The good news is that Rod Dreher is blogging again, this time at the American Conservative; the sad news is that his sister Ruthie, pictured above with her daughter Claire, has just been killed by cancer. Rod – we email-know one another and have at least one good friend in common – has been blogging about the reaction to his sister’s death. It is, as it must be, emotional, passionate stuff.
There’s no pressing need for me to write about this, I guess, save that blogging is most often a means of expressing frustration or unhappiness or outrage and it is not often that we – that is, people who generally write about politics or culture – pause to reflect on the greater issues, far less note how often humanity or decency prevails in even the direst personal circumstances. I commend Rod’s posts here, here, here and here to you.
This passage was especially striking:
Everybody’s sad, and tired, but doing okay. My mom came in from Ruthie’s house tonight and said, “You can really feel her presence over there.” I walked next door to say hello to Mike and the girls, and I instantly understood what Mama meant. There is peace where there shouldn’t be peace.
People are doing such amazing things for this family. Ruthie’s daughter Hannah and a friend were driving lickety-split to get up to the hospital in West Feliciana from LSU, when her radiator conked out. A man pulled in behind them straightaway, asked what the problem was, and hearing their plight, said, “Get in, I’ll take you wherever you need to go.” This perfect stranger drove them 30 miles out of his way, with all three of them praying for Ruthie the entire journey.

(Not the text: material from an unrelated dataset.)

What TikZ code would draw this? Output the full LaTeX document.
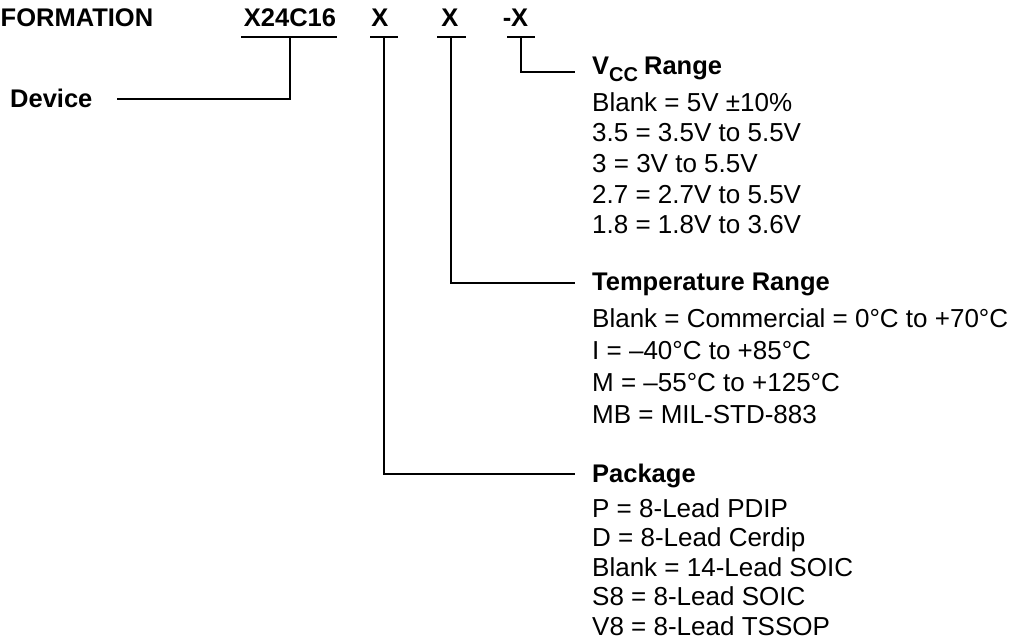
\documentclass[tikz,border=0pt]{standalone}
\usepackage{fontspec}
\setmainfont{Liberation Sans}
\begin{document}
\begin{tikzpicture}[x=1pt,y=-1pt]
\tikzset{
  txt/.style={anchor=base west, inner sep=0pt, font=\fontsize{26}{30}\selectfont},
  hdr/.style={anchor=base west, inner sep=0pt, font=\fontsize{25.5}{30}\selectfont\bfseries},
  code/.style={anchor=base, inner sep=0pt, font=\fontsize{25.5}{30}\selectfont\bfseries},
  wire/.style={line width=1.6pt, line join=miter}
}
\useasboundingbox (0,0) rectangle (1021,642);
% top row
\node[hdr] (title) at (0.5,27) {FORMATION};
\node[code] (dev) at (290,27) {X24C16};
\node[code] (pk) at (380,27) {X};
\node[code] (tp) at (450,27) {X};
\node[code] (vc) at (515.5,27) {-X};
% underline anchors
\coordinate (devU) at (290,37);
\coordinate (pkU) at (384,37);
\coordinate (tpU) at (451,37);
\coordinate (vcU) at (521,37);
\draw[wire] ([xshift=-49pt]devU) -- ([xshift=47pt]devU);
\draw[wire] ([xshift=-14pt]pkU) -- ([xshift=14pt]pkU);
\draw[wire] ([xshift=-14pt]tpU) -- ([xshift=15pt]tpU);
\draw[wire] ([xshift=-14pt]vcU) -- ([xshift=14pt]vcU);
% device
\node[hdr] (device) at (10,107) {Device};
\coordinate (devEnd) at (117,99);
\draw[wire] (devU) |- (devEnd);
% VCC range
\node[hdr] (vcH) at (592,75) {V\raisebox{-7pt}{\fontsize{20}{20}\selectfont CC}\hspace{6pt}Range};
\coordinate (vcEnd) at (575,72);
\draw[wire] (vcU) |- (vcEnd);
\node[txt] (vc1) at (592,112) {Blank = 5V ±10\%};
\node[txt] (vc2) at (592,142) {3.5 = 3.5V to 5.5V};
\node[txt] (vc3) at (592,172) {3 = 3V to 5.5V};
\node[txt] (vc4) at (592,203) {2.7 = 2.7V to 5.5V};
\node[txt] (vc5) at (592,233) {1.8 = 1.8V to 3.6V};
% temperature range
\node[hdr] (tpH) at (592,290) {Temperature Range};
\coordinate (tpEnd) at (575,283);
\draw[wire] (tpU) |- (tpEnd);
\node[txt] (tp1) at (592,327) {Blank = Commercial = 0°C to +70°C};
\node[txt] (tp2) at (592,359) {I = –40°C to +85°C};
\node[txt] (tp3) at (592,391) {M = –55°C to +125°C};
\node[txt] (tp4) at (592,423) {MB = MIL-STD-883};
% package
\node[hdr] (pkH) at (592,482) {Package};
\coordinate (pkEnd) at (575,474);
\draw[wire] (pkU) |- (pkEnd);
\node[txt] (pk1) at (592,517) {P = 8-Lead PDIP};
\node[txt] (pk2) at (592,546.5) {D = 8-Lead Cerdip};
\node[txt] (pk3) at (592,576) {Blank = 14-Lead SOIC};
\node[txt] (pk4) at (592,605.5) {S8 = 8-Lead SOIC};
\node[txt] (pk5) at (592,635) {V8 = 8-Lead TSSOP};
\end{tikzpicture}
\end{document}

They don’t even know the man’s name.
Another man who owns a car repair shop nearby drove down to pick up Hannah’s ailing jeep. He brought it home, replaced the radiator in it, and refused to take a penny for his parts and labor.
You watch these things happen, and you can hardly take the purity of people’s generosity and love.
[…] Once, early in Ruthie’s teaching career, I was home from Washington visiting, and hearing her talk about how difficult her class was this year. Cutting up in class, not doing homework, the usual thing.
“Ruthie,” I told her, “I swear I don’t know how you put up with it. Why would want to deal with that?”
She looked at me like there was something wrong with me, and said softly, “Because I love them.”
Since she was in second grade, Ruthie has wanted to be a teacher, thanks to the example of Miss Bennett, her teacher that year. You never know the good you can do for people if you just love them, and are patient with them, and help them when their ox is in a ditch. It’s the simplest thing in the world to know, but why is it so hard?
Rod’s a restless, religious type and I trust his faith will help him, his family and everyone else down there in rural Louisiana at this time. Nor do you have to be any kind of a believer to appreciate his writing on this subject or find it strangely uplifting.
UPDATE: I’m not alone in being drawn to Rod’s writing about this. It reminds Alan Jacobs of the final lines of Middlemarch.